For the time being though, Khalil is looking to regional markets where economic activity is more active. Projects don’t come much bigger than the Granada Hotel in Mecca, Saudi Arabia. This was a headache for its Saudi owner Abdul Latif Jameel Real Estate Investment Company (ALJREIC). Construction of the hotel, one of the largest in the world with 1,700 rooms, was stalled for four years because of contractor problems, when ECG was called in to get it completed by 2013. Itsservices include project improvement restructuring and programming, structural assessment and electromechanical technical support services. ECG has 15 people on site handling this sensitive job, which will stand only 50 metres from Mecca’s Holy Haram once the $21 billion expansion—the largest ever expansion of the Grand Mosque—is opened by King Abdullah.

Internationally-funded infrastructure projects in a variety of places are helping keep ECG buoyant. UNICEF allowed it to get a foot into Iraq earlier this year, entrusting it with developing the masterplan for solid waste management for Erbil governorate, in the Kurdistan Regional Government (KRG). This followed a World Bank financed sewerage scheme for the cities of Bokhara and Samarkand in Uzbekistan, where broken down systems dating back to the 1960s are being replaced. ECG is providing engineering design services as a member of a consortium led by UK-based Corporate Solutions. In all, nearly 500 kilometres of sewer are to be replaced, 22 wastewater pumping stations rehabilitated and five wastewater treatment plants upgraded.

Qatar is planning to spend $15 billion on infrastructure alone over the next few years, in preparation for the FIFA World Cup in 2022. ECG is already designing two stadia in collaboration with an American design firm, and is involved in some road projects for the Qatari Public Works Authority Ashghal, though infrastructure contracts are coming along rather more slowly than Khalil would have anticipated.
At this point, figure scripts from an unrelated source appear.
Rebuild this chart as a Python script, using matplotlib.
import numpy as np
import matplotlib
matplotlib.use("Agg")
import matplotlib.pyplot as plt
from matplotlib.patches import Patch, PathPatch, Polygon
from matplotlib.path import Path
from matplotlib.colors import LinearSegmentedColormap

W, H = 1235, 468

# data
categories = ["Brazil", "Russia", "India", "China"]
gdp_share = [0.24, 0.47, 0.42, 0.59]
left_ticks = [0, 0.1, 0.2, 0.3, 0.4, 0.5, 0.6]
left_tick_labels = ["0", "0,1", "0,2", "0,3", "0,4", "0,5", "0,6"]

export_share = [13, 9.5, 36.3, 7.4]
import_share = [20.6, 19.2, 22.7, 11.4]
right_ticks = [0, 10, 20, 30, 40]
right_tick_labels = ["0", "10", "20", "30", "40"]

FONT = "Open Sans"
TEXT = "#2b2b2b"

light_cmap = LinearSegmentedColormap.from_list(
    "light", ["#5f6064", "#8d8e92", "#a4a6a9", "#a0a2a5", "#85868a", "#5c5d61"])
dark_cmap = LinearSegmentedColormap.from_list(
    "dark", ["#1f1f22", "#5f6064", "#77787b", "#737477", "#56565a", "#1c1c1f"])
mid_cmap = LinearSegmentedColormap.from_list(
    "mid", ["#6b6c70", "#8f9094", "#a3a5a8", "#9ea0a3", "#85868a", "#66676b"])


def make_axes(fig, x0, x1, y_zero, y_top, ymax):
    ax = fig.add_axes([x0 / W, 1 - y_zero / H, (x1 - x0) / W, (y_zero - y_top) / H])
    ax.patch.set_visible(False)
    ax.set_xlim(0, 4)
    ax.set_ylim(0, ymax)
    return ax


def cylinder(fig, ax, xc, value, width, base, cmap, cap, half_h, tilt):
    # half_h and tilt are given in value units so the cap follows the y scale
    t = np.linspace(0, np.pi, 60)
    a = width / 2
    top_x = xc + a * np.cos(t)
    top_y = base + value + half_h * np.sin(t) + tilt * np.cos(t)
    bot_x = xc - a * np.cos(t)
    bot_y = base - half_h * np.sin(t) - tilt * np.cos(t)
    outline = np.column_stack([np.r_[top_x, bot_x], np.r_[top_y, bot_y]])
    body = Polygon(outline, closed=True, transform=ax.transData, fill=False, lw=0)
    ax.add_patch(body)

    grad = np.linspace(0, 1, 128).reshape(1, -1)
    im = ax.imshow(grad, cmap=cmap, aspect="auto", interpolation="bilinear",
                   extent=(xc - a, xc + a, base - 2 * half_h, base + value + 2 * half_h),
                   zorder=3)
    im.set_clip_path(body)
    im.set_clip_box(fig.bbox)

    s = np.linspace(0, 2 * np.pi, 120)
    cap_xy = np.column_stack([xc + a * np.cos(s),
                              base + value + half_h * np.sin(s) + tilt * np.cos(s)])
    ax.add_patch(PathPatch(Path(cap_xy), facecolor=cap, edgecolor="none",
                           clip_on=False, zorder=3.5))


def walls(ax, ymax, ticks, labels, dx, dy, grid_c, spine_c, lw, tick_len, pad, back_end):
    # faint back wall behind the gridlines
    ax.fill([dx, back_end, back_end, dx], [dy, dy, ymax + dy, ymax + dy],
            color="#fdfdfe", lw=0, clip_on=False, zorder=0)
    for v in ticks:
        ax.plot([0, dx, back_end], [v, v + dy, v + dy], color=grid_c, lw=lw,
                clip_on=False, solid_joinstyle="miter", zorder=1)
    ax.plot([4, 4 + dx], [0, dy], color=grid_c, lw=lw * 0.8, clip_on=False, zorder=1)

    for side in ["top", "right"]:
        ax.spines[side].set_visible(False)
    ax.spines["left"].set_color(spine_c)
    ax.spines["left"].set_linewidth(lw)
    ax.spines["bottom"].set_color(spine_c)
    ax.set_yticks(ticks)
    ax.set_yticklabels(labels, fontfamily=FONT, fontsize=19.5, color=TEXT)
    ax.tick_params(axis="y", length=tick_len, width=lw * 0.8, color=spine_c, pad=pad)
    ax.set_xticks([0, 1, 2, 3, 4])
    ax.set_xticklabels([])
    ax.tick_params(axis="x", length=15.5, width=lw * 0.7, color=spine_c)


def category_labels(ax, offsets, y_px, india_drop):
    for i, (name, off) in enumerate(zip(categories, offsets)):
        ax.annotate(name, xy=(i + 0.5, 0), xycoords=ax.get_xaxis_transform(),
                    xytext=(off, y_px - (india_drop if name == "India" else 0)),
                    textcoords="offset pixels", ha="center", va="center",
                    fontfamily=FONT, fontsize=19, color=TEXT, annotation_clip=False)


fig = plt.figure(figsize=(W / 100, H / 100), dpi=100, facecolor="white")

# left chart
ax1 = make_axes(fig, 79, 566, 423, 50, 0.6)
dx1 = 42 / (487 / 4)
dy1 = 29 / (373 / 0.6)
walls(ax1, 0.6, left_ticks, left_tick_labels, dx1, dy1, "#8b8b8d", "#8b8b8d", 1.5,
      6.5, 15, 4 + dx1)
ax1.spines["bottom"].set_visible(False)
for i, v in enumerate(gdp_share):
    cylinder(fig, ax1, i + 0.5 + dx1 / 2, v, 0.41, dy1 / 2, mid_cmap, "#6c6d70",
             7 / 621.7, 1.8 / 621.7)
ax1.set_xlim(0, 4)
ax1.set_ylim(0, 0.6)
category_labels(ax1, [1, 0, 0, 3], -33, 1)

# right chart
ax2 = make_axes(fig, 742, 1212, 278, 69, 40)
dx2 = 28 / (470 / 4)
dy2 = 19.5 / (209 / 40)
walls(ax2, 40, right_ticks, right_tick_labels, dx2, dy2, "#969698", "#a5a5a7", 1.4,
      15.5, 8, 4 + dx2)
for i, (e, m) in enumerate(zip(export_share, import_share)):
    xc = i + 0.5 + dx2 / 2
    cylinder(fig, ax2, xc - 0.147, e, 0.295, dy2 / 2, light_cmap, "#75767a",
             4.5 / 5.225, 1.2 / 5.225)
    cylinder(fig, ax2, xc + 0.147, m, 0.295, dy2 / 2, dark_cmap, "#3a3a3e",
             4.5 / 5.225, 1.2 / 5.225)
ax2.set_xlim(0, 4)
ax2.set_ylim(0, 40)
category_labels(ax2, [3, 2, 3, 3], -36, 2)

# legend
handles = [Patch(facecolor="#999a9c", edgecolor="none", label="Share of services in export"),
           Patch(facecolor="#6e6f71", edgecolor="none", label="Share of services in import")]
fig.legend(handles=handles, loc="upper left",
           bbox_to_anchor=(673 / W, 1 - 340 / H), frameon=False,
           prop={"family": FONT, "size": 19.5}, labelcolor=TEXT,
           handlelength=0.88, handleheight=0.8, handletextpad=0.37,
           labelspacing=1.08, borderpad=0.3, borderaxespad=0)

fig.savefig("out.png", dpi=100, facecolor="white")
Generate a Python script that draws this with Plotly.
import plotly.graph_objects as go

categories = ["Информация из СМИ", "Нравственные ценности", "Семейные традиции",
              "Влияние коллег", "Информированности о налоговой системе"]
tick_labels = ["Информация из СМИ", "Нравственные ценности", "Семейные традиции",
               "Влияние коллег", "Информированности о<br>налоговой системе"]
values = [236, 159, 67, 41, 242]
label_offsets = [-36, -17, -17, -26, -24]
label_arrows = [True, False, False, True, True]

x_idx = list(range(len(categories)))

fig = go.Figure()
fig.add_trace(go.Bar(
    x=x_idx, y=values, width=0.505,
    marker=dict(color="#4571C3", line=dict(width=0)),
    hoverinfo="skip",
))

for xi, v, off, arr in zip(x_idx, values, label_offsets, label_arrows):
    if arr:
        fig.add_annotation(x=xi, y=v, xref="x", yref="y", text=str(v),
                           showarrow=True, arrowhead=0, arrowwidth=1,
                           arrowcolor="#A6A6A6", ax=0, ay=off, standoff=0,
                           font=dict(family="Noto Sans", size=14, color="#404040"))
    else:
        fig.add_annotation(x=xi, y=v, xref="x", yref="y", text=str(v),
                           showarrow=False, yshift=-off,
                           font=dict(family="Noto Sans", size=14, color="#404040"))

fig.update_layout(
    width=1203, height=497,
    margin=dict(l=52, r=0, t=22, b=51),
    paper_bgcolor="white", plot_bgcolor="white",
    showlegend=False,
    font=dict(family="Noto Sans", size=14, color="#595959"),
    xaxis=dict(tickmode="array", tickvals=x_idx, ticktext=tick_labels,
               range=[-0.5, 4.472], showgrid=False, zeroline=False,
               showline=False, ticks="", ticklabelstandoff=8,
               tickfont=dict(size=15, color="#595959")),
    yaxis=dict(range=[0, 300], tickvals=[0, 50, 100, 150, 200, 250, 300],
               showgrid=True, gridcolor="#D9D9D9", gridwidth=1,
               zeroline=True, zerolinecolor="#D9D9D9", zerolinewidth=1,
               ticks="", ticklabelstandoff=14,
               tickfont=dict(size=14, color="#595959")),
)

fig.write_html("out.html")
Nevertheless, with the large amount of work in the pipeline in the region, not only in the Gulf but also in Syria, Libya and Egypt itself, as these important economies move from revolution to reconstruction, he believes ECG will soon by expanding at its former rate or faster. In the coming year he will be targeting contracts funded by the World Bank, various UN agencies and the African Development Bank, which is helping to kick-start projects in francophone Africa.